I was just curious about how the AVR architecture manages errors that would cause a regular desktop program to crash. I'm talking about logical errors for example math problems that are undefined. Such as division by 0 and getting a square root of a negative number. At first I was expecting that by giving an error to the AVR chip it will just return 0. But I ran this program:
void setup() {
Serial.begin(9600);
}
void loop(){
int x = 0;
int p = 50;
int result;
result = p/x;
Serial.println(result);
result = sqrt(-10);
delay(1000);
Serial.println(result);
delay(10000);
}
and got this output:
4294967295
0
After this I got really confused. Why would the result
variable take the maximum value of an unsigned long
? Since I declared an int
the micro controller must have dedicated 2 bytes of dynamic memory to this variable but apparently it somehow managed to get additional 2 bytes to store the data.
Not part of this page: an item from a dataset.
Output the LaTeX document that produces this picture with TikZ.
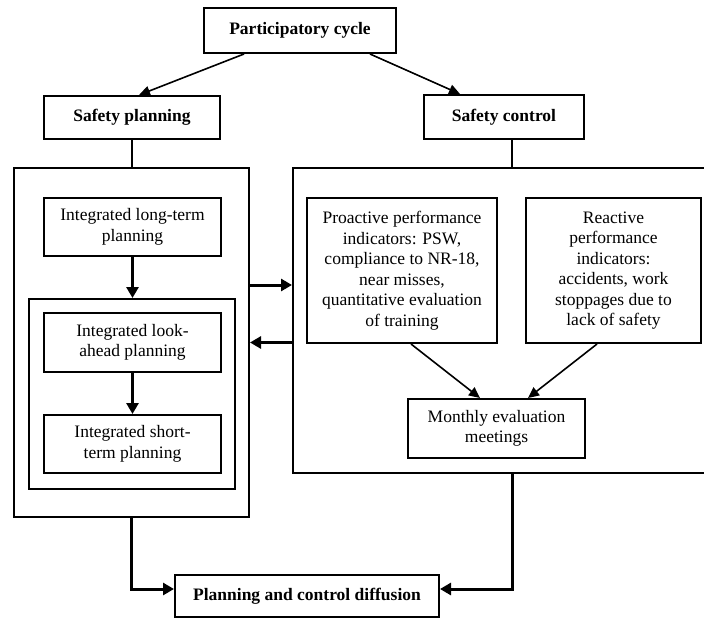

Could this mean that the AVR chip can corrupt data in other memory locations while allocating new data for the variable that just was fed a undefined in to it? Okay maybe the AVR chip just sets any mathematical nonsense to 4294967295. But no in the example of getting the square root of -10 we see that the value became 0. Although this is probably a function processed by some library so maybe there is some kind of protection against these errors. Also, I tried to run the program above but with a byte
variable for the result
instead of int
.
void setup() {
Serial.begin(9600);
}
void loop(){
int x = 0;
int p = 50;
int result;
result = p/x;
Serial.println(result);
result = sqrt(-10);
delay(1000);
Serial.println(result);
delay(10000);
}
And the result was the same. So, is there some kind of documentation about error management in AVR since this is important to know while development.
P.S. Everything was run on a real Atmega 328p chip on an arduino nano.